To date, at least hundreds of guerrillas from the Caucasus region have gone to Syria and Iraq to aid Islamic State in their conflict against the secular governments there. Some estimates say that up to 2,500 militants from the Caucasus have joined ISIS. The civil war in Syria gave the Chechen diaspora a chance to both fight against Russian interests and perceived injustices to Sunni Muslims while giving them the chance to live peacefully with their families back home afterwards. In fact, one of Islamic State’s most successful military commanders in Syria, Abu Omar al-Shishani, is of Chechen and Georgian ethnic origin. Al-Shishani is used by Islamic State as a recruiting tool in the Caucasus.
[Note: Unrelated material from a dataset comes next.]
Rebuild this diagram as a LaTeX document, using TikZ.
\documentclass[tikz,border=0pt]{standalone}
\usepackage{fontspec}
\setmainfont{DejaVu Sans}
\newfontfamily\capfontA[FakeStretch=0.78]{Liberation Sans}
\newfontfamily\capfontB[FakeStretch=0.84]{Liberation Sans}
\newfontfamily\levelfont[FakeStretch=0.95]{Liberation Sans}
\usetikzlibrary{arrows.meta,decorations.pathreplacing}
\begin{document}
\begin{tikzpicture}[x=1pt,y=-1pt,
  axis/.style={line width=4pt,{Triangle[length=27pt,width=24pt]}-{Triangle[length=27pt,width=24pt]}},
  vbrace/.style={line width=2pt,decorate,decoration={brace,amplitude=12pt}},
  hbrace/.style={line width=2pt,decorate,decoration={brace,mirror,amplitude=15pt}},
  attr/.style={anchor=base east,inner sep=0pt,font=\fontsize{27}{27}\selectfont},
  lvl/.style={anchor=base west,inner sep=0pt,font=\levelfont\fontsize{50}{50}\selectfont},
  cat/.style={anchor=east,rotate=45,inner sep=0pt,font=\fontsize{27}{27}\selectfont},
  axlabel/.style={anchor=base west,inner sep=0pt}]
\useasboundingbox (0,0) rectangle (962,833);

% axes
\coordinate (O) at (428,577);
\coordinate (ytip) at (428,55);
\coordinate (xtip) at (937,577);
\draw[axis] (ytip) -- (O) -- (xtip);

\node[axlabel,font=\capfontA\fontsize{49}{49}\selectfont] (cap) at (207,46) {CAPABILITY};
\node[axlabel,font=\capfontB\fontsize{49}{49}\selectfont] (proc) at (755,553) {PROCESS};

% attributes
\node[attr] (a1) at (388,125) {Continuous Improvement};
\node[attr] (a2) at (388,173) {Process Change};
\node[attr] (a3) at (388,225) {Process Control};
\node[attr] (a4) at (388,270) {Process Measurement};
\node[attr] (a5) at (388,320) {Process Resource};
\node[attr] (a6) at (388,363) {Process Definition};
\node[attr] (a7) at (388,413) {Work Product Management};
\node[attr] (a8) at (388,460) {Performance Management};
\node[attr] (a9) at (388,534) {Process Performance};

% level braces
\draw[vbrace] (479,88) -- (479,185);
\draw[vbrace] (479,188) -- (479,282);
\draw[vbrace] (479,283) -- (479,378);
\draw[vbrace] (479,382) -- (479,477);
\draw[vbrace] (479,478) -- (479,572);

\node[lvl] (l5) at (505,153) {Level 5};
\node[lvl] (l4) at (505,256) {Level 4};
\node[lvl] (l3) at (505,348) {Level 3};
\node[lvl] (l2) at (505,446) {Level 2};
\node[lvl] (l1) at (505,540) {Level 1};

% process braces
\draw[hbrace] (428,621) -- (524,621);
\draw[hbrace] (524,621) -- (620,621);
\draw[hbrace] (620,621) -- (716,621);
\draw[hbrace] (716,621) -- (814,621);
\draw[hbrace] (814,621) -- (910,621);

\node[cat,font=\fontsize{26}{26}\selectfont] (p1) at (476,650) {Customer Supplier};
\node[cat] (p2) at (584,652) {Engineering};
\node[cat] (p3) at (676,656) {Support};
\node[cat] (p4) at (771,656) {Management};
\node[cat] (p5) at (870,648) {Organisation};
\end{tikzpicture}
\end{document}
The popular Russian social networking site is rife with pro-Islamic State and jihadist pages, prompting the Russian Prosecutor General to order the shutdown of many of the popular jihadist pages. Several of the pages have called for donations to Islamic State via the QIWI Wallet, an electronic payment system.

The six renegade commanders are; Sultan Zaynalabilov, the amir of Daghestan’s Aukh sector within the Khasavyurt district; Rustam Aselderov, Doku Umarov’s hand picked commander of the Daghestan insurgency; Abu-Mukhammad Agachaulsky, commander of a Makhachkala militant organization; Makhran Saidov, commander of the Chechen eastern front, as well as two other Chechens known only as “Khamzat” and “Usman” thus far. Though the reasons for their abandonment of Kebekov’s group remain unclear, it could be concerns over Kebekov being more moderate in the pursuit of military jihad. Kebekov has focused primarily on creating a support network for Caucasian Muslims as well as an ideological jihad since he succeeded Umarov, and has urged fighters to cease suicide bombings and to refrain from attacking civilians.